Exercise prompt
Copy everything in the data below exactly except the pictures.

## Start

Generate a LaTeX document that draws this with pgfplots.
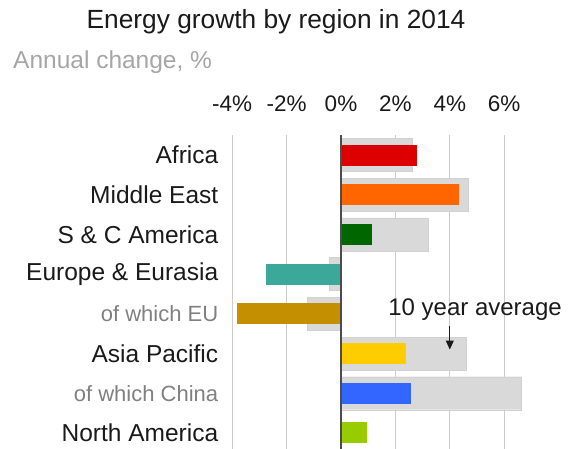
\documentclass[border=0pt]{standalone}
\usepackage{pgfplots}
\pgfplotsset{compat=1.18}
\usepackage{fontspec}
\setmainfont{Liberation Sans}
\usetikzlibrary{arrows.meta}
\definecolor{cAfrica}{HTML}{DD0000}
\definecolor{cME}{HTML}{FF6600}
\definecolor{cSCA}{HTML}{006600}
\definecolor{cEur}{HTML}{3CA89A}
\definecolor{cEU}{HTML}{C48F00}
\definecolor{cAP}{HTML}{FFCC00}
\definecolor{cChina}{HTML}{3366FF}
\definecolor{cNA}{HTML}{99CC00}
\definecolor{avggrey}{HTML}{D9D9D9}
\definecolor{txt}{HTML}{1A1A1A}
\definecolor{sub}{HTML}{A6A6A6}
\definecolor{lab2}{HTML}{808080}

\begin{document}
\begin{tikzpicture}
    \node[anchor=center, inner sep=0pt, text=txt] at (276pt,426pt)
        {\fontsize{26.3}{30}\selectfont Energy growth by region in 2014};
    \node[anchor=west, inner sep=0pt, text=sub] at (13pt,386pt)
        {\fontsize{24.5}{30}\selectfont Annual change, \%};
    \begin{axis}[
        at={(341pt,293pt)}, anchor=origin,
        x=27.2pt, y=39.7pt,
        y dir=reverse,
        xmin=-4.2, xmax=7.0,
        ymin=-0.5, ymax=7.4,
        clip mode=individual,
        axis line style={draw=none},
        major tick length=0pt,
        xtick={-4,-2,0,2,4,6},
        xticklabels={-4\%,-2\%,0\%,2\%,4\%,6\%},
        xticklabel pos=upper,
        xticklabel style={anchor=base, yshift=24pt, text=txt, font=\fontsize{22.5}{26}\selectfont},
        xmajorgrids=true,
        grid style={black!20, line width=0.8pt},
        ytick={0,...,7},
        yticklabels={Africa, Middle East, S \& C America, Europe \& Eurasia,
            {\color{lab2}\fontsize{22}{26}\selectfont of which EU}, Asia Pacific,
            {\color{lab2}\fontsize{22}{26}\selectfont of which China}, North America},
        yticklabel style={anchor=east, xshift=-5pt, text=txt, font=\fontsize{24.5}{30}\selectfont},
        /pgf/number format/assume math mode=true,
    ]
    % 10 year average
    \addplot[xbar, bar width=33pt, bar shift=0pt, fill=avggrey, draw=black!18]
        coordinates {(2.62,0) (4.68,1) (3.19,2) (-0.45,3) (-1.24,4) (4.62,5) (6.64,6) (0,7)};
    % 2014
    \addplot[xbar, bar width=21pt, bar shift=0pt, fill=cAfrica, draw=none] coordinates {(2.8,0)};
    \addplot[xbar, bar width=21pt, bar shift=0pt, fill=cME, draw=none] coordinates {(4.35,1)};
    \addplot[xbar, bar width=21pt, bar shift=0pt, fill=cSCA, draw=none] coordinates {(1.15,2)};
    \addplot[xbar, bar width=21pt, bar shift=0pt, fill=cEur, draw=none] coordinates {(-2.77,3)};
    \addplot[xbar, bar width=21pt, bar shift=0pt, fill=cEU, draw=none] coordinates {(-3.83,4)};
    \addplot[xbar, bar width=21pt, bar shift=0pt, fill=cAP, draw=none] coordinates {(2.38,5)};
    \addplot[xbar, bar width=21pt, bar shift=0pt, fill=cChina, draw=none] coordinates {(2.57,6)};
    \addplot[xbar, bar width=21pt, bar shift=0pt, fill=cNA, draw=none] coordinates {(0.97,7)};

    \draw[black!70, line width=1.2pt] (axis cs:0,-0.5) -- (axis cs:0,7.4);
    \node[text=txt, font=\fontsize{24}{28}\selectfont] at (axis cs:4.93,3.9) {10 year average};
    \draw[txt, line width=1pt, -{Triangle[width=8pt,length=9pt]}] (axis cs:4,4.3) -- (axis cs:4,4.9);
    \end{axis}
    \pgfresetboundingbox
    \useasboundingbox (0,0) rectangle (571pt,448pt);
\end{tikzpicture}
\end{document}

## End

Response to this task
Generate a LaTeX document that draws this with pgfplots.
\documentclass[border=0pt]{standalone}
\usepackage{pgfplots}
\pgfplotsset{compat=1.18}
\usepackage{fontspec}
\setmainfont{Liberation Sans}
\usetikzlibrary{arrows.meta}
\definecolor{cAfrica}{HTML}{DD0000}
\definecolor{cME}{HTML}{FF6600}
\definecolor{cSCA}{HTML}{006600}
\definecolor{cEur}{HTML}{3CA89A}
\definecolor{cEU}{HTML}{C48F00}
\definecolor{cAP}{HTML}{FFCC00}
\definecolor{cChina}{HTML}{3366FF}
\definecolor{cNA}{HTML}{99CC00}
\definecolor{avggrey}{HTML}{D9D9D9}
\definecolor{txt}{HTML}{1A1A1A}
\definecolor{sub}{HTML}{A6A6A6}
\definecolor{lab2}{HTML}{808080}

\begin{document}
\begin{tikzpicture}
    \node[anchor=center, inner sep=0pt, text=txt] at (276pt,426pt)
        {\fontsize{26.3}{30}\selectfont Energy growth by region in 2014};
    \node[anchor=west, inner sep=0pt, text=sub] at (13pt,386pt)
        {\fontsize{24.5}{30}\selectfont Annual change, \%};
    \begin{axis}[
        at={(341pt,293pt)}, anchor=origin,
        x=27.2pt, y=39.7pt,
        y dir=reverse,
        xmin=-4.2, xmax=7.0,
        ymin=-0.5, ymax=7.4,
        clip mode=individual,
        axis line style={draw=none},
        major tick length=0pt,
        xtick={-4,-2,0,2,4,6},
        xticklabels={-4\%,-2\%,0\%,2\%,4\%,6\%},
        xticklabel pos=upper,
        xticklabel style={anchor=base, yshift=24pt, text=txt, font=\fontsize{22.5}{26}\selectfont},
        xmajorgrids=true,
        grid style={black!20, line width=0.8pt},
        ytick={0,...,7},
        yticklabels={Africa, Middle East, S \& C America, Europe \& Eurasia,
            {\color{lab2}\fontsize{22}{26}\selectfont of which EU}, Asia Pacific,
            {\color{lab2}\fontsize{22}{26}\selectfont of which China}, North America},
        yticklabel style={anchor=east, xshift=-5pt, text=txt, font=\fontsize{24.5}{30}\selectfont},
        /pgf/number format/assume math mode=true,
    ]
    % 10 year average
    \addplot[xbar, bar width=33pt, bar shift=0pt, fill=avggrey, draw=black!18]
        coordinates {(2.62,0) (4.68,1) (3.19,2) (-0.45,3) (-1.24,4) (4.62,5) (6.64,6) (0,7)};
    % 2014
    \addplot[xbar, bar width=21pt, bar shift=0pt, fill=cAfrica, draw=none] coordinates {(2.8,0)};
    \addplot[xbar, bar width=21pt, bar shift=0pt, fill=cME, draw=none] coordinates {(4.35,1)};
    \addplot[xbar, bar width=21pt, bar shift=0pt, fill=cSCA, draw=none] coordinates {(1.15,2)};
    \addplot[xbar, bar width=21pt, bar shift=0pt, fill=cEur, draw=none] coordinates {(-2.77,3)};
    \addplot[xbar, bar width=21pt, bar shift=0pt, fill=cEU, draw=none] coordinates {(-3.83,4)};
    \addplot[xbar, bar width=21pt, bar shift=0pt, fill=cAP, draw=none] coordinates {(2.38,5)};
    \addplot[xbar, bar width=21pt, bar shift=0pt, fill=cChina, draw=none] coordinates {(2.57,6)};
    \addplot[xbar, bar width=21pt, bar shift=0pt, fill=cNA, draw=none] coordinates {(0.97,7)};

    \draw[black!70, line width=1.2pt] (axis cs:0,-0.5) -- (axis cs:0,7.4);
    \node[text=txt, font=\fontsize{24}{28}\selectfont] at (axis cs:4.93,3.9) {10 year average};
    \draw[txt, line width=1pt, -{Triangle[width=8pt,length=9pt]}] (axis cs:4,4.3) -- (axis cs:4,4.9);
    \end{axis}
    \pgfresetboundingbox
    \useasboundingbox (0,0) rectangle (571pt,448pt);
\end{tikzpicture}
\end{document}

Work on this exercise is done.